Critics charge that Obama has little foreign-policy experience, and they’re pretty much right. As a recent newcomer to the Senate, Obama counts an important law restricting the international proliferation of weapons, which he co-sponsored with Republican senator Dick Lugar, among his greatest foreign-policy accomplishments. While it doesn’t demonstrate experience as traditionally defined, he also frequently references his 2002 speech against the war in Iraq as an example of sound judgment. He’s served on the Senate Foreign Relations Committee since his induction into the Senate and chairs the Subcommittee on European Affairs—though, as his rivals have noted, he hasn’t held any hearings as of yet.

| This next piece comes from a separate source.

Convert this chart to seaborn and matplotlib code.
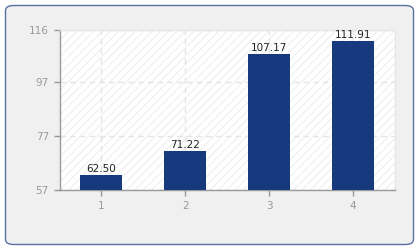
import matplotlib
matplotlib.use("Agg")
import matplotlib.pyplot as plt
from matplotlib.patches import FancyBboxPatch, Rectangle
import seaborn as sns
import pandas as pd

categories = ["1", "2", "3", "4"]
values = [62.50, 71.22, 107.17, 111.91]
yticks = [57, 77, 97, 116]

df = pd.DataFrame({"cat": categories, "val": values})

sns.set_style("white")
plt.rcParams["font.family"] = ["DejaVu Sans"]
plt.rcParams["hatch.linewidth"] = 0.8

fig = plt.figure(figsize=(4.2, 2.5), dpi=100)
fig.patch.set_facecolor("white")
box = FancyBboxPatch((5.5 / 420, 5.5 / 250), 408 / 420, 239 / 250,
                     boxstyle="round,pad=0,rounding_size=0.02",
                     transform=fig.transFigure, facecolor="#f0f0f0",
                     edgecolor="#5b6fa6", linewidth=1.0, zorder=-10)
fig.patches.append(box)

ax = fig.add_axes([60 / 420, 1 - 190 / 250, 335 / 420, 160 / 250])
ax.set_zorder(1)
ax.set_facecolor("white")
ax.add_patch(Rectangle((0, 0), 1, 1, transform=ax.transAxes, facecolor="white",
                       edgecolor="#efefef", hatch="////", linewidth=0, zorder=0))

sns.barplot(data=df, x="cat", y="val", color="#173a7e", saturation=1, width=0.5,
            linewidth=0, ax=ax, zorder=3)

ax.set_xlim(-0.49, 3.5)
ax.set_ylim(57, 116)
ax.set_yticks(yticks)
ax.set_xlabel("")
ax.set_ylabel("")

ax.grid(True, color="#e4e4e4", linestyle=(0, (4, 3)), linewidth=1.0, zorder=1)
ax.set_axisbelow(True)

for s in ["top", "right"]:
    ax.spines[s].set_color("#e6e6e6")
    ax.spines[s].set_linewidth(1.0)
for s in ["left", "bottom"]:
    ax.spines[s].set_color("#999999")
    ax.spines[s].set_linewidth(1.0)

ax.tick_params(axis="both", colors="#999999", labelcolor="#999999", labelsize=7.5,
               length=4, width=1, direction="out", left=True, bottom=True, pad=4)

for i, v in enumerate(values):
    ax.text(i, v + 0.4, f"{v:.2f}", ha="center", va="bottom", fontsize=7.5, color="#222222", zorder=5)

fig.savefig("out.png", dpi=100)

However, as Michael Hirsch writes in Newsweek, Obama “has shown sophistication on foreign policy from his earliest weeks in office,” such as the time he “wowed the Senate Foreign Relations Committee with his questioning of Condoleezza Rice at her January 2005 confirmation hearings.” In the end, though, Obama is right to draw attention to his “judgment” and not his experience.
McCain: Battle Tested
McCain’s history in the military and his long career in elected office make him the consensus choice as the candidate with the most foreign-policy experience. “If the dominant issue in the election is national security … McCain’s resume might trump all other considerations,” writes Mark Halperin in The Undecided Voter’s Guide to the Next President. McCain has traveled extensively during his years as a congressman and a senator, including returning, famously, to Vietnam in 1985. He’s even visited Antarctica and the Arctic Circle, which, while unlikely to come in handy, is still kind of cool. McCain has faced many tough decisions regarding American military involvement overseas, but despite his hawk image, he hasn’t always advocated force. He (and only 26 other House Republicans) voted against extending a troop presence in Lebanon in 1983; ten years later, he opposed intervention in Haiti. McCain also sponsored a bill to cut off funding for the American effort in Somalia—though he later expressed regret for the effort, saying it interfered with president’s powers. (This was perhaps a sign of his changing mind-set with regard to force.) But McCain supported the first Gulf War and intervention in Bosnia in 1995, Kosovo in 1999, and of course in Afghanistan in 2001 and Iraq in 2003. Finally, he spent numerous years in the Navy and time in Vietnam (see Military (In)Experience). He has also served on the Senate Committee on Armed Services since joining the Senate in 1987.